→ **DATASET EXCERPT**:
★ ★ ★ ★ ★ ★ ★

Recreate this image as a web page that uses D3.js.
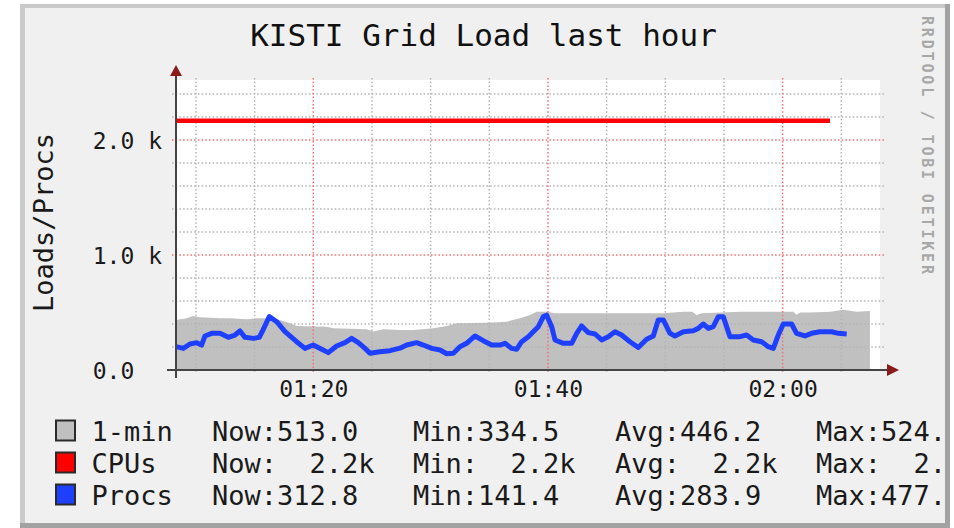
<!DOCTYPE html>
<html><head><meta charset="utf-8">
<script src="https://cdn.jsdelivr.net/npm/d3@7"></script>
<style>
html,body{margin:0;padding:0;background:#fff;}
svg{display:block;}
text{font-family:"DejaVu Sans Mono",monospace;white-space:pre;}
</style></head><body>
<svg id="chart" width="954" height="528"></svg>
<script>
// ---------- data ----------
const chartTitle = "KISTI Grid Load last hour";
const yAxisLabel = "Loads/Procs";
const watermark = "RRDTOOL / TOBI OETIKER";
const xMajorLabelMinutes = [20, 40, 60];          // minutes after 01:00 -> 01:20, 01:40, 02:00
const xMinorStepMinutes = 5;
const yTickValues = [0, 1000, 2000];
const yTickLabels = ["0.0  ", "1.0 k", "2.0 k"];
const yMinorStep = 200;

// 1-min load (area), minutes after 01:00
const loadMinutes = [8.3, 9.21, 9.77, 10.34, 12.05, 12.9, 14.32, 15.17, 16.31, 17.16, 18.01, 18.58, 21.14, 21.71, 24.55, 25.12, 25.97, 27.39, 28.53, 30.23, 31.37, 32.22, 34.78, 36.48, 37.62, 38.47, 39.04, 39.89, 40.6, 44.44, 47.28, 49.83, 51.54, 52.3, 52.67, 53.1, 56.36, 59.21, 60.9, 61.19, 61.5, 62.33, 64.04, 65.17, 66.31, 67.44];
const loadValues  = [435, 449, 470, 458, 449, 449, 441, 449, 449, 435, 406, 383, 377, 362, 354, 335, 354, 348, 348, 362, 383, 406, 412, 420, 449, 478, 507, 507, 493, 493, 493, 493, 507, 507, 478, 493, 507, 507, 507, 480, 499, 499, 507, 524, 507, 513];

// CPUs (line)
const cpuMinutes = [8.3, 64.04];
const cpuValues  = [2168, 2168];

// Procs (line)
const procMinutes = [8.3, 8.92, 9.49, 10.06, 10.48, 10.77, 11.34, 12.05, 12.76, 13.33, 13.75, 14.18, 14.89, 15.4, 15.74, 16.25, 16.88, 17.59, 18.58, 19.29, 20.0, 20.71, 21.28, 21.99, 22.7, 23.27, 23.84, 24.41, 24.83, 25.68, 26.54, 27.39, 27.96, 28.81, 29.38, 30.09, 30.8, 31.37, 31.94, 32.5, 33.07, 33.78, 34.49, 35.2, 35.91, 36.34, 36.91, 37.33, 37.76, 38.33, 38.75, 39.18, 39.61, 39.89, 40.32, 40.6, 41.31, 42.02, 42.45, 42.87, 43.44, 44.01, 44.58, 45.14, 45.71, 46.28, 46.99, 47.7, 48.41, 48.98, 49.4, 49.83, 50.4, 50.82, 51.54, 52.39, 52.81, 53.24, 53.67, 54.09, 54.52, 54.94, 55.51, 56.36, 56.93, 57.5, 58.21, 58.78, 59.21, 59.63, 60.06, 60.77, 61.19, 61.9, 62.47, 63.18, 64.18, 64.75, 65.46];
const procValues  = [203, 188, 226, 238, 217, 296, 319, 319, 284, 304, 339, 284, 275, 284, 354, 465, 420, 333, 246, 188, 217, 180, 151, 209, 238, 275, 238, 188, 145, 159, 168, 190, 217, 238, 217, 188, 174, 141, 145, 203, 232, 296, 255, 217, 217, 232, 188, 180, 246, 290, 333, 377, 464, 477, 377, 261, 232, 232, 319, 383, 325, 313, 261, 290, 333, 304, 246, 195, 267, 296, 435, 435, 319, 296, 333, 342, 362, 400, 362, 377, 464, 464, 290, 290, 304, 261, 246, 203, 188, 304, 400, 400, 319, 296, 319, 333, 333, 319, 313];

const legendNames  = ["1-min", "CPUs", "Procs"];
const legendColors = ["#c0c0c0", "#ff0000", "#1f3fff"];
const legendNow = ["513.0", "  2.2k", "312.8"];
const legendMin = ["334.5", "  2.2k", "141.4"];
const legendAvg = ["446.2", "  2.2k", "283.9"];
const legendMax = ["524.1", "  2.2k", "477.3"];

// ---------- drawing ----------
const svg = d3.select("#chart");
const base = new Date(2024, 0, 1, 1, 0, 0).getTime();
const t = m => new Date(base + m * 60000);

const L = 176, R = 880, T = 80, B = 370;
const x = d3.scaleTime().domain([t(8.3), t(68.3)]).range([L, R]);
const y = d3.scaleLinear().domain([0, 2522]).range([B, T]);

// frame
svg.append("rect").attr("x", 20).attr("y", 4).attr("width", 930).attr("height", 524).attr("fill", "#f0f0f0");
svg.append("rect").attr("x", 20).attr("y", 4).attr("width", 930).attr("height", 4).attr("fill", "#cacaca");
svg.append("rect").attr("x", 20).attr("y", 4).attr("width", 5).attr("height", 524).attr("fill", "#cacaca");
svg.append("rect").attr("x", 945).attr("y", 4).attr("width", 5).attr("height", 524).attr("fill", "#a2a2a2");
svg.append("rect").attr("x", 20).attr("y", 523).attr("width", 930).attr("height", 5).attr("fill", "#a2a2a2");

// canvas
svg.append("rect").attr("x", L).attr("y", T).attr("width", R - L).attr("height", B - T).attr("fill", "#ffffff");

// area
const loadData = loadMinutes.map((m, i) => ({ t: t(m), v: loadValues[i] }));
svg.append("path").datum(loadData)
  .attr("d", d3.area().x(d => x(d.t)).y0(y(0)).y1(d => y(d.v)))
  .attr("fill", "#c0c0c0");

// grid
const minorX = d3.range(10, 70, xMinorStepMinutes).map(t).filter(d => d >= x.domain()[0] && d <= x.domain()[1]);
const majorX = xMajorLabelMinutes.map(t);
const minorY = d3.range(yMinorStep, 2500, yMinorStep).filter(v => v % 1000 !== 0);
const majorY = yTickValues.filter(v => v > 0);
const g = svg.append("g");
g.selectAll("line.vminor").data(minorX.filter(d => !majorX.some(m => +m === +d))).join("line")
  .attr("x1", d => x(d)).attr("x2", d => x(d)).attr("y1", T - 2).attr("y2", B + 4)
  .attr("stroke", "#b4b4b4").attr("stroke-width", 1.5).attr("stroke-dasharray", "1.5,2.2");
g.selectAll("line.hminor").data(minorY).join("line")
  .attr("x1", L - 4).attr("x2", R + 6).attr("y1", d => y(d)).attr("y2", d => y(d))
  .attr("stroke", "#b4b4b4").attr("stroke-width", 1.5).attr("stroke-dasharray", "1.5,2.2");
g.selectAll("line.vmajor").data(majorX).join("line")
  .attr("x1", d => x(d)).attr("x2", d => x(d)).attr("y1", T - 2).attr("y2", B + 4)
  .attr("stroke", "#f07070").attr("stroke-width", 1.5).attr("stroke-dasharray", "1.5,2.2");
g.selectAll("line.hmajor").data(majorY).join("line")
  .attr("x1", L - 4).attr("x2", R + 6).attr("y1", d => y(d)).attr("y2", d => y(d))
  .attr("stroke", "#f07070").attr("stroke-width", 1.5).attr("stroke-dasharray", "1.5,2.2");

// lines
const lineGen = d3.line().x(d => x(d.t)).y(d => y(d.v));
svg.append("path").datum(cpuMinutes.map((m, i) => ({ t: t(m), v: cpuValues[i] })))
  .attr("d", lineGen).attr("fill", "none").attr("stroke", "#ff0000").attr("stroke-width", 4.5);
svg.append("path").datum(procMinutes.map((m, i) => ({ t: t(m), v: procValues[i] })))
  .attr("d", lineGen).attr("fill", "none").attr("stroke", "#1f3fff").attr("stroke-width", 5)
  .attr("stroke-linejoin", "round");

// axes lines & arrows
svg.append("line").attr("x1", L - 9).attr("x2", R + 7).attr("y1", B).attr("y2", B).attr("stroke", "#444").attr("stroke-width", 2);
svg.append("line").attr("x1", L).attr("x2", L).attr("y1", 75).attr("y2", B + 8).attr("stroke", "#444").attr("stroke-width", 2);
svg.append("path").attr("d", `M${L},65 L${L - 6},76 L${L + 6},76 Z`).attr("fill", "#8b1a1a");
svg.append("path").attr("d", `M899,${B} L887,${B - 6} L887,${B + 6} Z`).attr("fill", "#8b1a1a");

// axis labels
const xAxis = svg.append("g").attr("transform", `translate(0,${B})`)
  .call(d3.axisBottom(x).tickValues(majorX).tickFormat(d3.timeFormat("%H:%M")).tickSize(0));
xAxis.select(".domain").remove();
xAxis.selectAll("text").attr("y", 27).attr("dy", 0).attr("font-size", 23).attr("fill", "#1a1a1a")
  .attr("font-family", "DejaVu Sans Mono");

const yAxis = svg.append("g").attr("transform", `translate(${L},0)`)
  .call(d3.axisLeft(y).tickValues(yTickValues).tickFormat((d, i) => yTickLabels[i]).tickSize(0).tickPadding(14));
yAxis.select(".domain").remove();
yAxis.selectAll("text").attr("dy", "0.36em").attr("font-size", 23).attr("fill", "#1a1a1a")
  .attr("font-family", "DejaVu Sans Mono");

// title
svg.append("text").attr("x", 483.5).attr("y", 46).attr("text-anchor", "middle")
  .attr("font-size", 31).attr("fill", "#111").text(chartTitle);

// y label
svg.append("text").attr("transform", "translate(53,222.5) rotate(-90)").attr("text-anchor", "middle")
  .attr("font-size", 27).attr("fill", "#1a1a1a").text(yAxisLabel);

// watermark
svg.append("text").attr("transform", "translate(922,16) rotate(90)")
  .attr("font-size", 15).attr("font-weight", "bold").attr("fill", "#a8a8a8")
  .attr("textLength", 258).attr("lengthAdjust", "spacing")
  .text(watermark);

// legend (clipped at the right frame edge, as in the original)
svg.append("clipPath").attr("id", "legclip").append("rect").attr("x", 25).attr("y", 400).attr("width", 920).attr("height", 123);
const leg = svg.append("g").attr("clip-path", "url(#legclip)");
const rowY = [440.5, 472.5, 504.5];
legendNames.forEach((name, i) => {
  leg.append("rect").attr("x", 56).attr("y", rowY[i] - 20).attr("width", 19).attr("height", 20)
    .attr("fill", legendColors[i]).attr("stroke", "#2a2a2a").attr("stroke-width", 2);
  const cols = [[91.5, name], [212, "Now:" + legendNow[i]], [413, "Min:" + legendMin[i]],
                [615, "Avg:" + legendAvg[i]], [816, "Max:" + legendMax[i]]];
  cols.forEach(([cx, s]) => {
    leg.append("text").attr("x", cx).attr("y", rowY[i]).attr("font-size", 27).attr("fill", "#1a1a1a")
      .attr("xml:space", "preserve").text(s);
  });
});
</script>
</body></html>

★ ★ ★ ★ ★ ★ ★

Every line from the start of the listing above through the line with "const yMinorStep = 200;" should be repeated exactly; skip the pictures and add nothing else.

Recreate this image as a web page that uses D3.js.
<!DOCTYPE html>
<html><head><meta charset="utf-8">
<script src="https://cdn.jsdelivr.net/npm/d3@7"></script>
<style>
html,body{margin:0;padding:0;background:#fff;}
svg{display:block;}
text{font-family:"DejaVu Sans Mono",monospace;white-space:pre;}
</style></head><body>
<svg id="chart" width="954" height="528"></svg>
<script>
// ---------- data ----------
const chartTitle = "KISTI Grid Load last hour";
const yAxisLabel = "Loads/Procs";
const watermark = "RRDTOOL / TOBI OETIKER";
const xMajorLabelMinutes = [20, 40, 60];          // minutes after 01:00 -> 01:20, 01:40, 02:00
const xMinorStepMinutes = 5;
const yTickValues = [0, 1000, 2000];
const yTickLabels = ["0.0  ", "1.0 k", "2.0 k"];
const yMinorStep = 200;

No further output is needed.